§ WORK TO DO:
Restate the listing that follows word for word, without its pictures.

##### SUPPLIED MATERIAL #####

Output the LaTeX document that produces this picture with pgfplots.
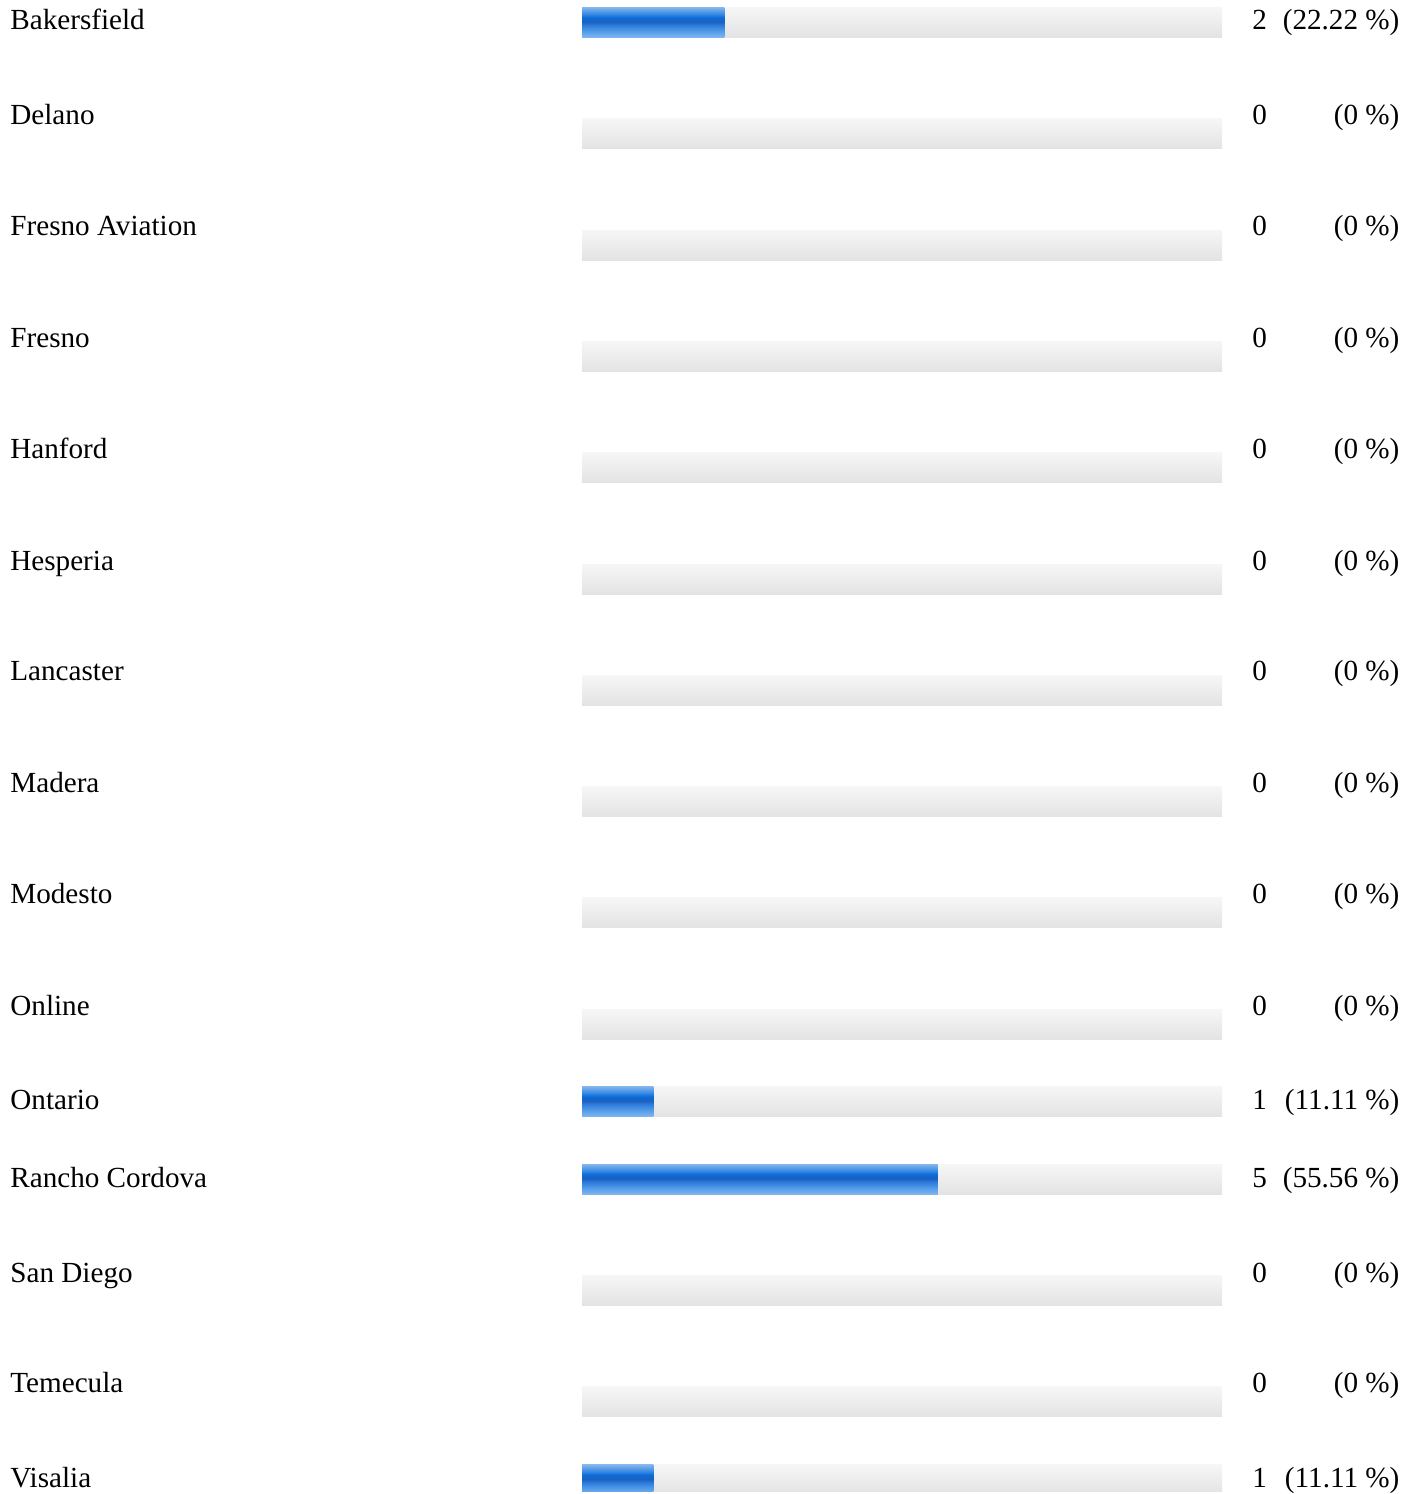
\documentclass[border=0pt]{standalone}
\usepackage{pgfplots}
\pgfplotsset{compat=1.18}
\usepackage{pgfplotstable}
\usepackage{fontspec}
\setmainfont{Liberation Serif}

\definecolor{bT}{HTML}{82B4EC}
\definecolor{b20}{HTML}{3D8DE4}
\definecolor{bMid}{HTML}{0A6BD9}
\definecolor{bDark}{HTML}{1E60BE}
\definecolor{b60}{HTML}{2D7DDF}
\definecolor{b80}{HTML}{569DE8}
\definecolor{bB}{HTML}{80B6F2}
\definecolor{gT}{HTML}{F6F6F6}
\definecolor{gB}{HTML}{E3E3E3}

\pgfdeclareverticalshading{bluebar}{100bp}{color(0bp)=(bB); color(25bp)=(bB); color(35bp)=(b80); color(45bp)=(b60); color(51bp)=(bDark); color(58bp)=(bMid); color(65bp)=(b20); color(75bp)=(bT); color(100bp)=(bT)}
\pgfdeclareverticalshading{graybar}{100bp}{color(0bp)=(gB); color(25bp)=(gB); color(75bp)=(gT); color(100bp)=(gT)}

% ly = text baseline (px), by = bar centre (px), val = percent
\pgfplotstableread{
name ly by val count pct
Bakersfield 30 22.5 22.22 2 {(22.22 \%)}
Delano 125 134 0 0 {(0 \%)}
{Fresno Aviation} 236 245.5 0 0 {(0 \%)}
Fresno 348 357 0 0 {(0 \%)}
Hanford 459 468.5 0 0 {(0 \%)}
Hesperia 571 580 0 0 {(0 \%)}
Lancaster 682 691.5 0 0 {(0 \%)}
Madera 794 803 0 0 {(0 \%)}
Modesto 905 914 0 0 {(0 \%)}
Online 1017 1026 0 0 {(0 \%)}
Ontario 1111 1103 11.11 1 {(11.11 \%)}
{Rancho Cordova} 1189 1181 55.56 5 {(55.56 \%)}
{San Diego} 1284 1292 0 0 {(0 \%)}
Temecula 1395 1404 0 0 {(0 \%)}
Visalia 1490 1482 11.11 1 {(11.11 \%)}
}\datatable

\pgfplotstableread{
by val
22.5 22.22
1103 11.11
1181 55.56
1482 11.11
}\bluetable

\begin{document}
\begin{tikzpicture}
\begin{axis}[
  width=709.5pt, height=747pt, scale only axis,
  xmin=-90.95, xmax=130.42, ymin=0, ymax=1494, y dir=reverse,
  axis line style={draw=none}, ticks=none,
  every node near coord/.append style={font=\fontsize{14.6pt}{17pt}\selectfont, inner sep=0pt, text=black},
]
% gray tracks, one path per bar so each gets its own shading
\pgfplotsinvokeforeach{0,...,14}{
\addplot[xbar, bar width=30, bar shift=0pt, draw=none, shading=graybar,
  restrict expr to domain={\coordindex}{#1:#1}]
  table[x expr=100, y=by] {\datatable};
}
% blue bars
\pgfplotsinvokeforeach{0,...,3}{
\addplot[xbar, bar width=30, bar shift=0pt, draw=none, shading=bluebar,
  restrict expr to domain={\coordindex}{#1:#1}]
  table[x=val, y=by] {\bluetable};
}
% category labels
\addplot[draw=none, mark=none, nodes near coords, point meta=explicit symbolic,
  every node near coord/.append style={anchor=base west}]
  table[x expr=-89.39, y=ly, meta=name] {\datatable};
% counts
\addplot[draw=none, mark=none, nodes near coords, point meta=explicit symbolic,
  every node near coord/.append style={anchor=base west}]
  table[x expr=104.65, y=ly, meta=count] {\datatable};
% percentages
\addplot[draw=none, mark=none, nodes near coords, point meta=explicit symbolic,
  every node near coord/.append style={anchor=base east}]
  table[x expr=127.75, y=ly, meta=pct] {\datatable};
\end{axis}
\end{tikzpicture}
\end{document}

#####

§ REPLY:
Output the LaTeX document that produces this picture with pgfplots.
\documentclass[border=0pt]{standalone}
\usepackage{pgfplots}
\pgfplotsset{compat=1.18}
\usepackage{pgfplotstable}
\usepackage{fontspec}
\setmainfont{Liberation Serif}

\definecolor{bT}{HTML}{82B4EC}
\definecolor{b20}{HTML}{3D8DE4}
\definecolor{bMid}{HTML}{0A6BD9}
\definecolor{bDark}{HTML}{1E60BE}
\definecolor{b60}{HTML}{2D7DDF}
\definecolor{b80}{HTML}{569DE8}
\definecolor{bB}{HTML}{80B6F2}
\definecolor{gT}{HTML}{F6F6F6}
\definecolor{gB}{HTML}{E3E3E3}

\pgfdeclareverticalshading{bluebar}{100bp}{color(0bp)=(bB); color(25bp)=(bB); color(35bp)=(b80); color(45bp)=(b60); color(51bp)=(bDark); color(58bp)=(bMid); color(65bp)=(b20); color(75bp)=(bT); color(100bp)=(bT)}
\pgfdeclareverticalshading{graybar}{100bp}{color(0bp)=(gB); color(25bp)=(gB); color(75bp)=(gT); color(100bp)=(gT)}

% ly = text baseline (px), by = bar centre (px), val = percent
\pgfplotstableread{
name ly by val count pct
Bakersfield 30 22.5 22.22 2 {(22.22 \%)}
Delano 125 134 0 0 {(0 \%)}
{Fresno Aviation} 236 245.5 0 0 {(0 \%)}
Fresno 348 357 0 0 {(0 \%)}
Hanford 459 468.5 0 0 {(0 \%)}
Hesperia 571 580 0 0 {(0 \%)}
Lancaster 682 691.5 0 0 {(0 \%)}
Madera 794 803 0 0 {(0 \%)}
Modesto 905 914 0 0 {(0 \%)}
Online 1017 1026 0 0 {(0 \%)}
Ontario 1111 1103 11.11 1 {(11.11 \%)}
{Rancho Cordova} 1189 1181 55.56 5 {(55.56 \%)}
{San Diego} 1284 1292 0 0 {(0 \%)}
Temecula 1395 1404 0 0 {(0 \%)}
Visalia 1490 1482 11.11 1 {(11.11 \%)}
}\datatable

\pgfplotstableread{
by val
22.5 22.22
1103 11.11
1181 55.56
1482 11.11
}\bluetable

\begin{document}
\begin{tikzpicture}
\begin{axis}[
  width=709.5pt, height=747pt, scale only axis,
  xmin=-90.95, xmax=130.42, ymin=0, ymax=1494, y dir=reverse,
  axis line style={draw=none}, ticks=none,
  every node near coord/.append style={font=\fontsize{14.6pt}{17pt}\selectfont, inner sep=0pt, text=black},
]
% gray tracks, one path per bar so each gets its own shading
\pgfplotsinvokeforeach{0,...,14}{
\addplot[xbar, bar width=30, bar shift=0pt, draw=none, shading=graybar,
  restrict expr to domain={\coordindex}{#1:#1}]
  table[x expr=100, y=by] {\datatable};
}
% blue bars
\pgfplotsinvokeforeach{0,...,3}{
\addplot[xbar, bar width=30, bar shift=0pt, draw=none, shading=bluebar,
  restrict expr to domain={\coordindex}{#1:#1}]
  table[x=val, y=by] {\bluetable};
}
% category labels
\addplot[draw=none, mark=none, nodes near coords, point meta=explicit symbolic,
  every node near coord/.append style={anchor=base west}]
  table[x expr=-89.39, y=ly, meta=name] {\datatable};
% counts
\addplot[draw=none, mark=none, nodes near coords, point meta=explicit symbolic,
  every node near coord/.append style={anchor=base west}]
  table[x expr=104.65, y=ly, meta=count] {\datatable};
% percentages
\addplot[draw=none, mark=none, nodes near coords, point meta=explicit symbolic,
  every node near coord/.append style={anchor=base east}]
  table[x expr=127.75, y=ly, meta=pct] {\datatable};
\end{axis}
\end{tikzpicture}
\end{document}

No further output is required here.